Maui Adaptive Surf Team feels the stoke
From December 4-11, the Hawai‘i Adaptive Surf Team went to California’s iconic Pismo Beach to compete in the ISA World Para Surfing Championship.
By the time you read these words, the results will be known. But that doesn’t change the fact that these competitors deserve to be recognized, regardless of where they placed.
Let’s start with Maui’s Josh Bogle. After a series of accidents, he became dependent on opiates and ended up in a coma at Maui Memorial. He lost the lower half of both of his legs and most of both of his hands to a persistent infection.
“After losing my limbs I had a fair amount of PTSD and depression,” said Bogle. “It took me a while to get out of a wheelchair and learn how to walk and drive again. But the ocean is this incredible level playing field. It really doesn’t care if you’re missing limbs. We’re all the same surfers surfing the same waves each day.

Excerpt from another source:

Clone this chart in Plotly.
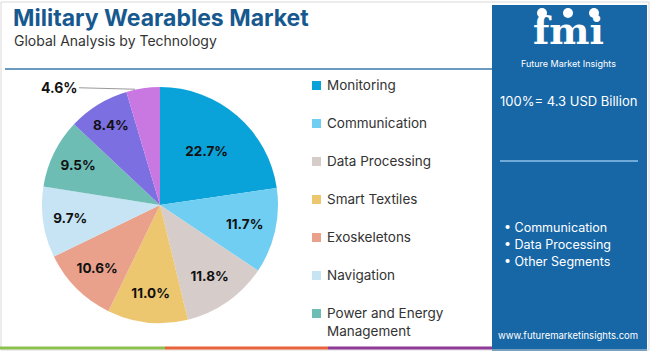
import math
import plotly.graph_objects as go

# ---------------- data ----------------
categories = ["Monitoring", "Communication", "Data Processing", "Smart Textiles",
              "Exoskeletons", "Navigation", "Power and Energy Management",
              "Tracking", "Others"]
shares = [22.7, 11.7, 11.8, 11.0, 10.6, 9.7, 9.5, 8.4, 4.6]
colors = ["#0aa3d9", "#6fcef1", "#d6ccc9", "#edc76f", "#eaa18b",
          "#c6e4f4", "#6dbdb5", "#7c6fe1", "#c978e2"]
legend_labels = ["Monitoring", "Communication", "Data Processing", "Smart Textiles",
                 "Exoskeletons", "Navigation", "Power and Energy<br>Management"]
bullet_items = ["Communication", "Data Processing", "Other Segments"]
total_text = "100%= 4.3 USD Billion"

W, H = 650, 351


def px(x):
    return x / W


def py(y):
    return 1 - y / H


# pie geometry (pixels)
cx, cy, r = 160, 205, 118
outside_idx = len(shares) - 1
texts = [f"{v:.1f}%" if i != outside_idx else "" for i, v in enumerate(shares)]

fig = go.Figure()
fig.add_trace(go.Pie(
    labels=categories, values=shares, sort=False, direction="clockwise",
    rotation=0, marker=dict(colors=colors, line=dict(color="white", width=0)),
    text=texts, textinfo="text", textposition="inside",
    insidetextorientation="horizontal",
    insidetextfont=dict(family="Inter", size=13.5, color="#111111", weight="bold"),
    hoverinfo="label+percent", showlegend=False,
    domain=dict(x=[px(cx - r), px(cx + r)], y=[py(cy + r), py(cy - r)]),
))

shapes = []
annotations = []


def note(text, x, y, size, color, xanchor="center", yanchor="middle", family="Inter", align="left"):
    annotations.append(dict(text=text, x=px(x), y=py(y), xref="paper", yref="paper",
                            xanchor=xanchor, yanchor=yanchor, showarrow=False, align=align,
                            font=dict(family=family, size=size, color=color)))


# outer border
shapes.append(dict(type="rect", xref="paper", yref="paper", x0=px(1), x1=px(649),
                   y0=py(350), y1=py(2), line=dict(color="#d9d9d9", width=1)))

# header line
shapes.append(dict(type="line", xref="paper", yref="paper", x0=px(5), x1=px(492),
                   y0=py(69), y1=py(69), line=dict(color="#3a78ad", width=1.5)))

# bottom colour bar
for x0, x1, c in [(0, 165, "#8dc14f"), (165, 328, "#e8633a"), (328, 492, "#8e3a96")]:
    shapes.append(dict(type="line", xref="paper", yref="paper", x0=px(x0), x1=px(x1),
                       y0=py(348), y1=py(348), line=dict(color=c, width=3)))

# right panel
panel = "#1767a7"
shapes.append(dict(type="rect", xref="paper", yref="paper", x0=px(492), x1=px(647),
                   y0=py(351), y1=py(5), fillcolor=panel, line=dict(width=0), layer="below"))
shapes.append(dict(type="line", xref="paper", yref="paper", x0=px(500), x1=px(638),
                   y0=py(161), y1=py(161), line=dict(color="#8fc1e8", width=1.5)))

# title
note("<b>Military Wearables Market</b>", 11, 18, 23, "#17598f", xanchor="left")
note("Global Analysis by Technology", 12, 40, 14, "#333333", xanchor="left")

# legend (custom)
lx, ly0, dy = 312, 85, 38
for i, lab in enumerate(legend_labels):
    yy = ly0 + i * dy
    shapes.append(dict(type="rect", xref="paper", yref="paper",
                       x0=px(lx), x1=px(lx + 9), y0=py(yy + 5), y1=py(yy - 4),
                       fillcolor=colors[i], line=dict(width=0)))
    note(lab, lx + 13, yy - 10, 13.5, "#333333", xanchor="left", yanchor="top")

# outside label for the smallest slice
cum_before = sum(shares[:outside_idx])
mid = (cum_before + shares[outside_idx] / 2) / sum(shares)
ang = 2 * math.pi * mid
tipx = cx + r * math.sin(ang)
tipy = cy - r * math.cos(ang)
annotations.append(dict(text=f"<b>{shares[outside_idx]:.1f}%</b>", x=px(tipx - 8), y=py(tipy + 1),
                        xref="paper", yref="paper", showarrow=True, arrowhead=0,
                        arrowwidth=1, arrowcolor="#999999", ax=-76, ay=-2,
                        font=dict(family="Inter", size=14, color="#111111")))

# panel texts
note("<b>fmi</b>", 568, 31, 38, "white", family="DejaVu Serif")
for cxx in [542, 568, 594]:
    shapes.append(dict(type="circle", xref="paper", yref="paper",
                       x0=px(cxx - 5), x1=px(cxx + 5), y0=py(18), y1=py(8),
                       fillcolor="white", line=dict(width=0)))
note("Future Market Insights", 568, 63, 9, "white")
note(total_text, 568, 101, 13, "white")
for i, b in enumerate(bullet_items):
    note("• " + b, 502, 227 + 17 * i, 12.5, "white", xanchor="left")
note("www.futuremarketinsights.com", 568, 335, 9.5, "white")

fig.update_layout(width=W, height=H, margin=dict(l=0, r=0, t=0, b=0),
                  paper_bgcolor="white", plot_bgcolor="white",
                  shapes=shapes, annotations=annotations, showlegend=False)

fig.write_html("out.html")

It’s just that magic of being in the water. Not only did an incredible healing happen, but emotionally, I feel so complete when I’m surfing. There is no disability. There’s a moment when your soul is gliding on water.”
Bogle said he’s been sober for seven years and has dedicated himself to beach cleanups, coral restoration, and regenerative farming.
The Para Surfing Championships have been held since 2015. All participating nations bring sand from their home country. There is a flag-bearer and a sand-pourer. Bogle brought sand from Ho‘okipa, his home beach.
Another competitor, Aaron Paulk, deals with a different challenge.
“I was surfing over at breakwall in Lāhainā, and someone found out that I was partially blind,” he said. “I have a form of juvenile macular degeneration, which means, in short, I have a blind spot right in the center of my vision.”
He credits Shawn Lewis, fellow adaptive surfer, with setting him on his path.
“He asked me if I knew what adaptive surfing was and I was like, I have no clue,” Paulk recalled. “And he told me about it and I was in.”
During competition, he’s joined by a spotter who tells him which way to turn, how the wave is curling. But in general he relies on his other senses—hearing, touch, vibe—to guide the way. Intuition in the water. Feeling over sight.
In addition to Bogle, Paulk, and Lewis, the other Maui competitor at the ISA Championship was quadriplegic surfer Scott Davis.
So, what about safety? These athletes face uncertain conditions with extreme—though clearly not insurmountable—impediments. Anyone who takes on the waves with a lack of vision or limbs or mobility must have admirable fortitude, but also faces unique risks and dangers.
Adaptive Hawaiʻi cofounder Jenn Gladwin said precautions are taken, but at the end of the day the athletes want to be out there no matter what. They crave the ocean.
“There’s a big spectrum of experience,” said Gladwin. “But most of these contests are held in pretty strong conditions, so they get familiar with the water pretty quick.”
As for the competition? Bogle confirms it’s fierce.
“I’m up against guys who have won world titles, they bring their A-game every time,” he said. “We’re all friends on the beach, but when it’s competition time, it’s game on.”
At the same time, he added, “Everybody is so supportive of each other, no matter what their disability is. A lot of these guys don’t have athlete development programs in their countries. It is literally magic on the beach watching paraplegics from South Africa, Australia, or Costa Rica get together. We really have an incredible community.”
This is inspiration in motion. Athletes who have dealt with life’s myriad challenges—self-imposed or otherwise—and found a way to rise above them.
To ride the surf, in spite of it all.